My friend’s Stinging Tommy’s was much nicer, ‘a double margarita’, in the words of the PR, with stinging nettle agave nectar.

Inside, Aqua Shard looks rather a lot like a Hong Kong nightclub

Purple Velvet

When we had left the gaping atrium, which stuns with its size, for our table on the Gin side of the building (inspired by the ships which brought gin to London Bridge; the other side is Tea), I was not initially impressed – you move from a smart, sharp space to one which is a little too much like a Hong Kong nightclub, purple crushed velvet chairs and symbolic bottles of gin in wall niches.

There are plenty of mirrors to keep the dark-panelled room light, although my friend objected to the way the ladies’ toilet cubicles were mirrored on four sides. (The men’s merely have highly polished ceramic tiles.)
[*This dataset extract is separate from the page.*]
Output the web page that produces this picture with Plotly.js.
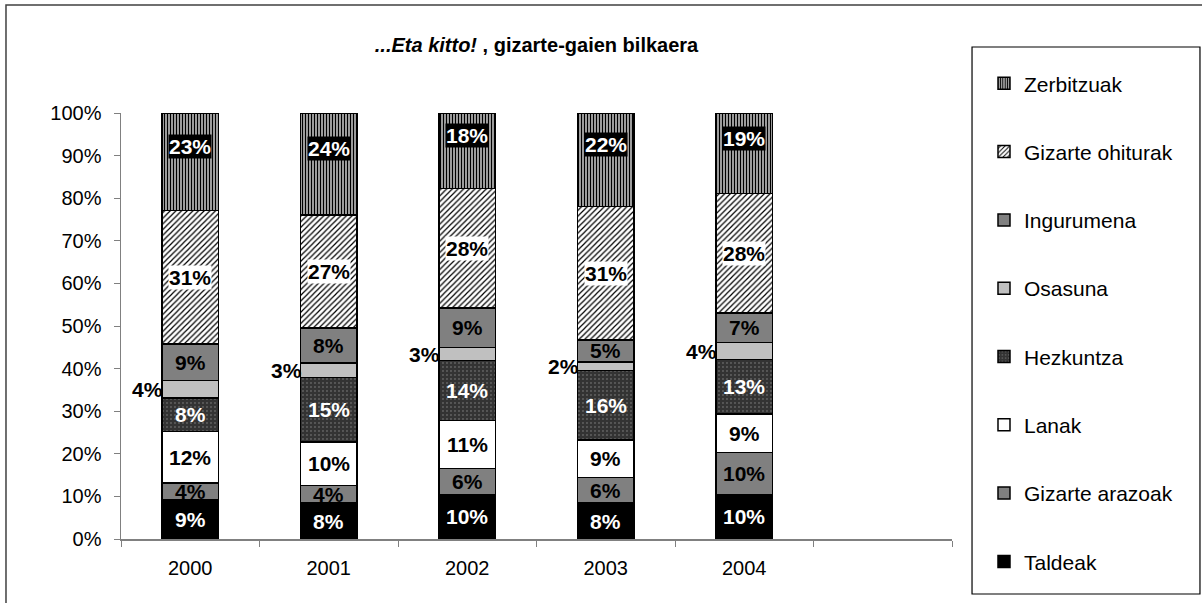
<!DOCTYPE html>
<html><head><meta charset="utf-8">
<script src="https://cdn.plot.ly/plotly-3.0.1.min.js"></script>
<style>html,body{margin:0;padding:0;background:#fff;overflow:hidden}#chart{width:1202px;height:603px}</style>
</head><body><div id="chart"></div>
<script>
// ---- data (percent shares per year) ----
const years = ['2000', '2001', '2002', '2003', '2004'];
const xCategories = ['2000', '2001', '2002', '2003', '2004', ' '];
const taldeak = [9.2, 8.4, 10.4, 8.4, 10.4];
const gizarteArazoak = [4.0, 4.2, 6.1, 6.0, 9.9];
const lanak = [12.0, 10.2, 11.3, 8.8, 9.1];
const hezkuntza = [7.9, 15.1, 14.1, 16.4, 12.7];
const osasuna = [4.1, 3.4, 3.0, 2.0, 4.0];
const ingurumena = [8.6, 8.2, 9.3, 5.1, 6.9];
const gizarteOhiturak = [31.3, 26.6, 28.1, 31.3, 28.1];
const zerbitzuak = [22.9, 23.9, 17.7, 22.0, 18.9];
const seriesNames = ['Taldeak', 'Gizarte arazoak', 'Lanak', 'Hezkuntza', 'Osasuna', 'Ingurumena', 'Gizarte ohiturak', 'Zerbitzuak'];
const yTickVals = [0, 10, 20, 30, 40, 50, 60, 70, 80, 90, 100];
const titleMain = '...Eta kitto!';
const titleRest = ' , gizarte-gaien bilkaera';

const seriesValues = [taldeak, gizarteArazoak, lanak, hezkuntza, osasuna, ingurumena, gizarteOhiturak, zerbitzuak];

// ---- styles ----
const FONT = '"Liberation Sans", Arial, sans-serif';
const barStyles = [
  {color: '#000000'},
  {color: '#808080'},
  {color: '#ffffff'},
  {color: '#333333', pattern: {shape: '.', fgcolor: '#8a8a8a', bgcolor: '#333333', size: 4, solidity: 0.1}},
  {color: '#c0c0c0'},
  {color: '#808080'},
  {color: '#ffffff', pattern: {shape: '/', fgcolor: '#000000', bgcolor: '#ffffff', size: 4, solidity: 0.3}},
  {color: '#d0d0d0', pattern: {shape: '|', fgcolor: '#000000', bgcolor: '#d0d0d0', size: 3, solidity: 0.5}}
];
const labelStyles = [
  {color: '#ffffff'},
  {color: '#000000'},
  {color: '#000000'},
  {color: '#ffffff'},
  {color: '#000000', outside: true},
  {color: '#000000'},
  {color: '#000000', bg: '#ffffff'},
  {color: '#ffffff', bg: '#000000', yshift: 15}
];

const traces = seriesNames.map((name, s) => {
  const st = barStyles[s];
  const marker = {color: st.color, line: {color: '#000000', width: 1.5}};
  if (st.pattern) marker.pattern = st.pattern;
  return {
    type: 'bar', name: name, x: years, y: seriesValues[s],
    marker: marker, legendgroup: 'g' + s, legendrank: 100 - s,
    hoverinfo: 'skip', textposition: 'none'
  };
});

const annotations = [];
years.forEach((yr, i) => {
  let cum = 0;
  seriesValues.forEach((vals, s) => {
    const v = vals[i];
    const mid = cum + v / 2;
    cum += v;
    const ls = labelStyles[s];
    const a = {
      x: i, y: mid, xref: 'x', yref: 'y', showarrow: false,
      text: '<b>' + Math.round(v) + '%</b>',
      font: {family: FONT, size: 21, color: ls.color},
      borderpad: 0
    };
    if (ls.bg) a.bgcolor = ls.bg;
    if (ls.yshift) a.yshift = ls.yshift;
    if (ls.outside) { a.xanchor = 'right'; a.xshift = -26; }
    annotations.push(a);
  });
});

const layout = {
  width: 1202, height: 603,
  margin: {l: 121, r: 250, t: 113, b: 64},
  paper_bgcolor: '#ffffff', plot_bgcolor: '#ffffff',
  font: {family: FONT, size: 20, color: '#000000'},
  barmode: 'stack', bargap: 0.59,
  showlegend: true,
  title: {
    text: '<b><i>' + titleMain + '</i>' + titleRest + '</b>',
    font: {family: FONT, size: 20, color: '#000000'},
    x: 0.5, xref: 'paper', xanchor: 'center',
    y: 0.925, yref: 'container', yanchor: 'middle'
  },
  xaxis: {
    type: 'category', categoryorder: 'array', categoryarray: xCategories,
    range: [-0.5, 5.5], fixedrange: true,
    showline: true, linecolor: '#808080', linewidth: 1.5,
    ticks: 'outside', tickson: 'boundaries', ticklen: 6, tickcolor: '#808080', tickwidth: 1,
    showgrid: false, zeroline: false,
    ticklabelstandoff: 10,
    tickfont: {family: FONT, size: 20, color: '#000000'}
  },
  yaxis: {
    range: [0, 100], tickmode: 'array', tickvals: yTickVals,
    ticktext: yTickVals.map(v => v + '%'),
    showline: true, linecolor: '#808080', linewidth: 1.5,
    ticks: 'outside', ticklen: 6, tickcolor: '#808080', tickwidth: 1,
    showgrid: false, zeroline: false, fixedrange: true,
    ticklabelstandoff: 8,
    tickfont: {family: FONT, size: 20, color: '#000000'}
  },
  legend: {
    x: 1.0385, xanchor: 'left', xref: 'paper',
    y: 1.117, yanchor: 'top', yref: 'paper',
    traceorder: 'grouped', tracegroupgap: 38,
    maxheight: 1,
    bgcolor: 'rgba(0,0,0,0)', borderwidth: 0,
    font: {family: FONT, size: 21, color: '#000000'},
    itemclick: false, itemdoubleclick: false
  },
  shapes: [
    {type: 'rect', xref: 'paper', yref: 'paper', x0: -0.1384, x1: 1.4, y0: -0.3, y1: 1.2535,
     line: {color: '#404040', width: 1.5}, fillcolor: 'rgba(0,0,0,0)', layer: 'below'},
    {type: 'rect', xref: 'paper', yref: 'paper', x0: 1.0241, x1: 1.2984, y0: -0.1291, y1: 1.1549,
     line: {color: '#000000', width: 1.2}, fillcolor: 'rgba(0,0,0,0)', layer: 'below'}
  ],
  annotations: annotations
};

Plotly.newPlot('chart', traces, layout, {displayModeBar: false, staticPlot: true});
</script>
</body></html>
My friend’s starter was the superior: grilled octopus and Scottish mackerel in chunks around a tomato sorbet and crispy-potato three-leaf clover. It was refreshing and artfully presented. Heritage carrot salad was less flavoursome, although the goat’s curd went some way to correcting that. Quite where the ‘foraged greens’ had been foraged from in the middle of London Bridge is unknown.
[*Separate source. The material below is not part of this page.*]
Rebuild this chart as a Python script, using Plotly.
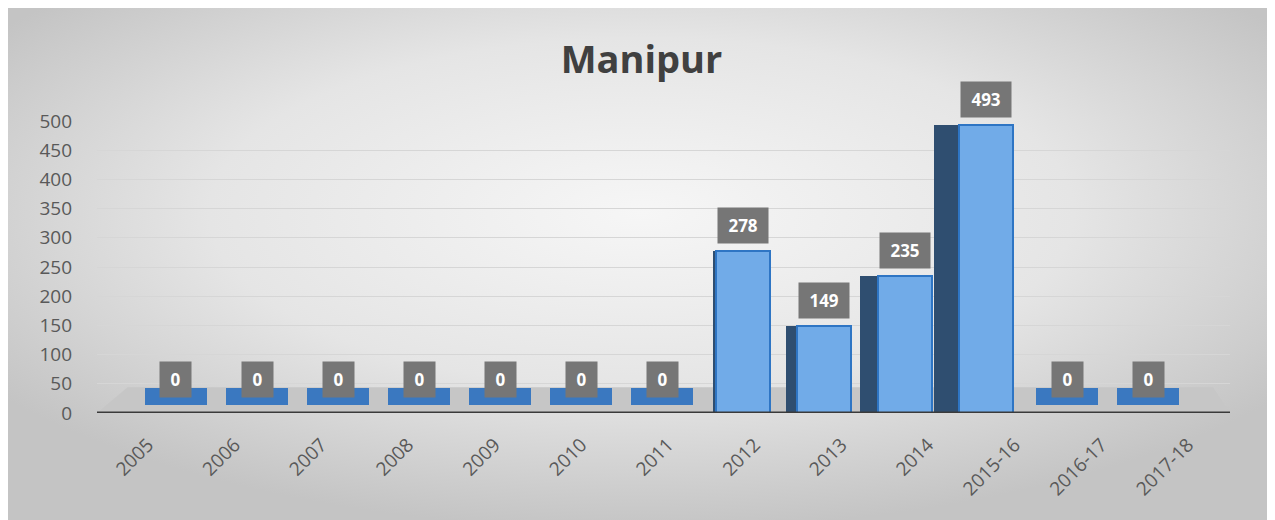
import base64
import plotly.graph_objects as go

# ---- data ----
categories = ["2005", "2006", "2007", "2008", "2009", "2010", "2011",
              "2012", "2013", "2014", "2015-16", "2016-17", "2017-18"]
values = [0, 0, 0, 0, 0, 0, 0, 278, 149, 235, 493, 0, 0]
title_text = "Manipur"
y_ticks = [0, 50, 100, 150, 200, 250, 300, 350, 400, 450, 500]

# ---- layout constants (page has an 8px body margin) ----
W, H = 1267, 512
ML, MR, MT, MB = 89, 45, 113, 107
PW, PH = W - ML - MR, H - MT - MB
FONT = "Open Sans"
n = len(categories)
idx = list(range(n))

# background: elliptical grey gradient
svg = f"""<svg xmlns='http://www.w3.org/2000/svg' width='{W}' height='{H}' viewBox='0 0 {W} {H}' preserveAspectRatio='none'>
<defs><radialGradient id='g' cx='50%' cy='40%' r='62%'>
<stop offset='0%' stop-color='#f6f6f6'/><stop offset='55%' stop-color='#e5e5e5'/>
<stop offset='100%' stop-color='#c4c4c4'/></radialGradient></defs>
<rect width='{W}' height='{H}' fill='url(#g)'/>
</svg>"""
bg_src = "data:image/svg+xml;base64," + base64.b64encode(svg.encode()).decode()

fig = go.Figure()

# floor footprints (flat bases of the zero-height columns)
foot_w = [0.76 if v == 0 else 0.62 for v in values]
fig.add_trace(go.Bar(
    x=idx, y=[30] * n, base=[13] * n, width=foot_w,
    marker=dict(color="#3a78c0", line=dict(width=0)),
    hoverinfo="skip", showlegend=False))

# dark side faces of the columns (perspective)
side_px = [max(0.0, (i - 6.6) * 7.5) for i in range(n)]
side_w = [p / 81.0 for p in side_px]
fig.add_trace(go.Bar(
    x=idx, y=values, width=side_w,
    offset=[-0.335 - w for w in side_w],
    marker=dict(color="#2f4e70", line=dict(width=0)),
    hoverinfo="skip", showlegend=False))

# front faces
fig.add_trace(go.Bar(
    x=idx, y=values, width=0.66,
    marker=dict(color="#71abe8", line=dict(color="#2e75c4", width=2)),
    hoverinfo="skip", showlegend=False))

# data labels
for i, v in zip(idx, values):
    fig.add_annotation(
        x=i, y=v, xref="x", yref="y", text=f"<b> {v} </b>",
        showarrow=False, yanchor="bottom", yshift=15 if v == 0 else 7,
        font=dict(family=FONT, size=17, color="#ffffff"),
        bgcolor="#767676", borderpad=6)

# floor plate (depth of the 3D floor)
fig.add_shape(type="path", xref="paper", yref="y",
              path="M 0,0 L 0.027,44 L 0.985,44 L 1,0 Z",
              fillcolor="#c6c6c6", line=dict(width=0), layer="below")

fig.update_layout(
    width=W, height=H,
    margin=dict(l=ML, r=MR, t=MT, b=MB),
    paper_bgcolor="#ffffff", plot_bgcolor="rgba(0,0,0,0)",
    barmode="overlay", bargap=0,
    title=dict(text=f"<b>{title_text}</b>", x=0.5, xanchor="center",
               y=1 - 52 / H, yanchor="middle",
               font=dict(family=FONT, size=38, color="#404040")),
    font=dict(family=FONT, color="#595959"),
    images=[dict(source=bg_src, xref="paper", yref="paper",
                 x=-ML / PW, y=1 + MT / PH, sizex=W / PW, sizey=H / PH,
                 xanchor="left", yanchor="top", sizing="stretch",
                 layer="below")],
    xaxis=dict(range=[-0.975, 13.01], showticklabels=False, showgrid=False,
               zeroline=False, showline=False, ticks=""),
    xaxis2=dict(type="category", categoryorder="array", categoryarray=categories,
                overlaying="x", side="bottom", anchor="y",
                range=[-0.588, 12.484], tickangle=-45,
                tickvals=categories, ticktext=categories,
                showgrid=False, zeroline=False, showline=False, ticks="",
                ticklabelstandoff=16,
                tickfont=dict(family=FONT, size=19, color="#595959")),
    yaxis=dict(range=[0, 500], tickvals=y_ticks, showgrid=True,
               gridcolor="#d6d6d6", gridwidth=1, zeroline=False,
               showline=False, ticks="", ticklabelstandoff=24,
               tickfont=dict(family=FONT, size=19, color="#595959")),
)

# invisible trace to activate the label axis
fig.add_trace(go.Scatter(x=categories, y=values, xaxis="x2", yaxis="y",
                         mode="markers", marker=dict(opacity=0),
                         hoverinfo="skip", showlegend=False))

# axis line at zero
fig.add_shape(type="line", xref="paper", yref="y", x0=0, x1=1, y0=0, y1=0,
              line=dict(color="#3a3a3a", width=3), layer="above")

fig.write_html("out.html")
Dessert was the most successful course. The milk chocolate and orange mille-feuille was nowhere near as heavy as I had imagined; it was, in fact, a delicate reinvention: instead of slabs of pastry, there were a couple of thin layers of sesame and biscuit, with a light mousse. By its side was a plum compote, cooked in sherry, which gave an unexpected sharp kick to the dessert.

I feel that if you choose more carefully than I did, and are less fussy about the sweet-savoury tendency, it is possible to have a first-rate meal at Aqua Shard. It’s not going to reinvent the London restaurant, but it may well give it a lift.